Repeat, exactly and in full, the lines of the listing below, but without any pictures.

== DATA SHOWN

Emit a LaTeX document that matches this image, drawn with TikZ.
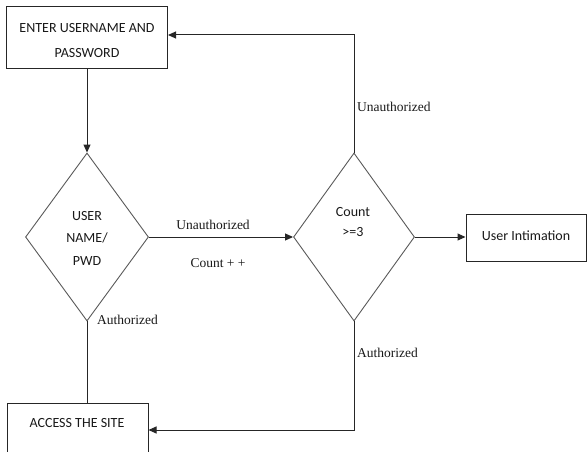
\documentclass[tikz,border=0pt]{standalone}
\usepackage{fontspec}
\setmainfont{Liberation Serif}
\newfontfamily\carl{Carlito}
\usetikzlibrary{shapes.geometric,arrows.meta}
\begin{document}
\begin{tikzpicture}[x=1pt,y=-1pt,
 line/.style={draw=black!85, line width=1pt},
 arr/.style={line,-{Triangle[length=8pt,width=7pt]}},
 box/.style={draw=black!85, line width=1pt, rectangle, inner sep=0pt},
 dia/.style={draw=black!65, line width=0.9pt, diamond, inner sep=0pt},
 boxtext/.style={font=\carl\fontsize{14}{25}\selectfont, align=center, text=black!90, inner sep=0pt},
 lab/.style={font=\fontsize{13.5}{16}\selectfont, text=black!90, inner sep=0pt}]
\useasboundingbox (0,0) rectangle (587,452);
% boxes
\node[box, minimum width=161, minimum height=62] (enter) at (87,38) {};
\node[boxtext] (entert) at (87,41) {ENTER USERNAME AND\\PASSWORD};
\node[dia, minimum width=123, minimum height=168] (d1) at (87,237) {};
\node[boxtext, font=\carl\fontsize{14}{22.5}\selectfont] (d1t) at (87,238) {USER\\NAME/\\PWD};
\node[dia, minimum width=121, minimum height=168] (d2) at (354,237) {};
\node[boxtext, font=\carl\fontsize{14}{20}\selectfont] (d2t) at (353,222) {Count\\>=3};
\node[box, minimum width=120, minimum height=47] (user) at (526,238) {};
\node[boxtext] (usert) at (526,236) {User Intimation};
\node[box, minimum width=141, minimum height=67] (access) at (77.5,436.5) {};
\node[boxtext] (accesst) at (77,423) {ACCESS THE SITE};
% connectors
\draw[arr] (enter.south) -- (d1.north);
\draw[arr] (d1.east) -- (d2.west);
\draw[arr] (d2.east) -- (d2.east -| user.west);
\coordinate (topturn) at (354,35);
\draw[arr] (d2.north) -- (topturn) -- (topturn -| enter.east);
\draw[line] (d1.south) -- (d1.south |- access.north);
\coordinate (botturn) at (354,430);
\draw[arr] (d2.south) -- (botturn) -- (botturn -| access.east);
% labels
\node[lab, anchor=west] (l1) at (357,107) {Unauthorized};
\node[lab] (l2) at (213,225) {Unauthorized};
\node[lab] (l3) at (218,263) {Count + +};
\node[lab, anchor=west] (l4) at (97,320) {Authorized};
\node[lab, anchor=west] (l5) at (357,353) {Authorized};
\end{tikzpicture}
\end{document}
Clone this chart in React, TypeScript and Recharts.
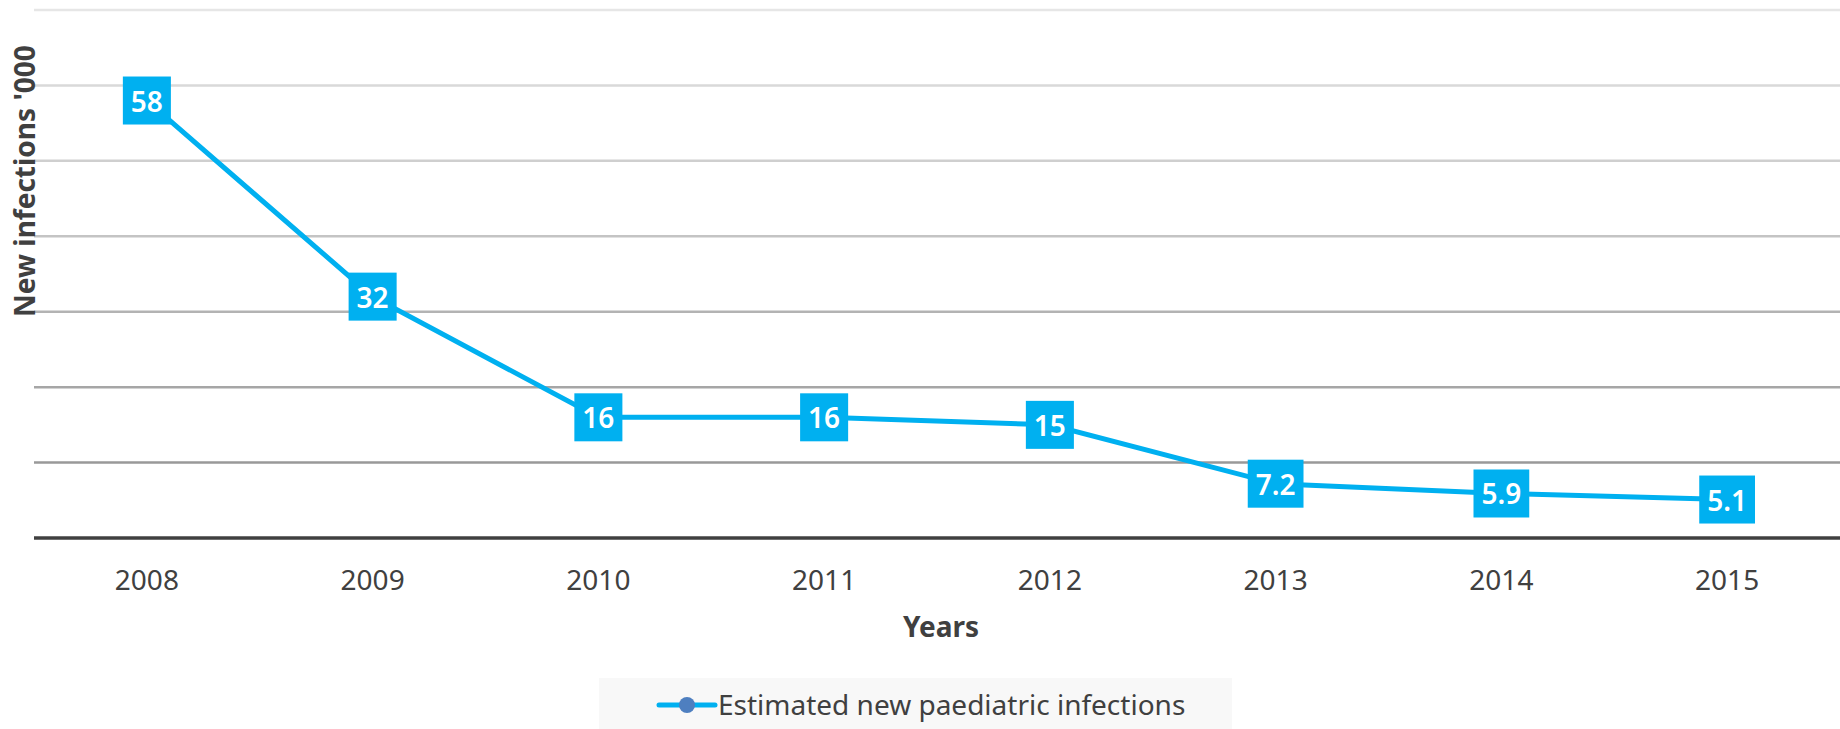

====

■ OUTPUT OF THE EXERCISE:
Emit a LaTeX document that matches this image, drawn with TikZ.
\documentclass[tikz,border=0pt]{standalone}
\usepackage{fontspec}
\setmainfont{Liberation Serif}
\newfontfamily\carl{Carlito}
\usetikzlibrary{shapes.geometric,arrows.meta}
\begin{document}
\begin{tikzpicture}[x=1pt,y=-1pt,
 line/.style={draw=black!85, line width=1pt},
 arr/.style={line,-{Triangle[length=8pt,width=7pt]}},
 box/.style={draw=black!85, line width=1pt, rectangle, inner sep=0pt},
 dia/.style={draw=black!65, line width=0.9pt, diamond, inner sep=0pt},
 boxtext/.style={font=\carl\fontsize{14}{25}\selectfont, align=center, text=black!90, inner sep=0pt},
 lab/.style={font=\fontsize{13.5}{16}\selectfont, text=black!90, inner sep=0pt}]
\useasboundingbox (0,0) rectangle (587,452);
% boxes
\node[box, minimum width=161, minimum height=62] (enter) at (87,38) {};
\node[boxtext] (entert) at (87,41) {ENTER USERNAME AND\\PASSWORD};
\node[dia, minimum width=123, minimum height=168] (d1) at (87,237) {};
\node[boxtext, font=\carl\fontsize{14}{22.5}\selectfont] (d1t) at (87,238) {USER\\NAME/\\PWD};
\node[dia, minimum width=121, minimum height=168] (d2) at (354,237) {};
\node[boxtext, font=\carl\fontsize{14}{20}\selectfont] (d2t) at (353,222) {Count\\>=3};
\node[box, minimum width=120, minimum height=47] (user) at (526,238) {};
\node[boxtext] (usert) at (526,236) {User Intimation};
\node[box, minimum width=141, minimum height=67] (access) at (77.5,436.5) {};
\node[boxtext] (accesst) at (77,423) {ACCESS THE SITE};
% connectors
\draw[arr] (enter.south) -- (d1.north);
\draw[arr] (d1.east) -- (d2.west);
\draw[arr] (d2.east) -- (d2.east -| user.west);
\coordinate (topturn) at (354,35);
\draw[arr] (d2.north) -- (topturn) -- (topturn -| enter.east);
\draw[line] (d1.south) -- (d1.south |- access.north);
\coordinate (botturn) at (354,430);
\draw[arr] (d2.south) -- (botturn) -- (botturn -| access.east);
% labels
\node[lab, anchor=west] (l1) at (357,107) {Unauthorized};
\node[lab] (l2) at (213,225) {Unauthorized};
\node[lab] (l3) at (218,263) {Count + +};
\node[lab, anchor=west] (l4) at (97,320) {Authorized};
\node[lab, anchor=west] (l5) at (357,353) {Authorized};
\end{tikzpicture}
\end{document}
Clone this chart in React, TypeScript and Recharts.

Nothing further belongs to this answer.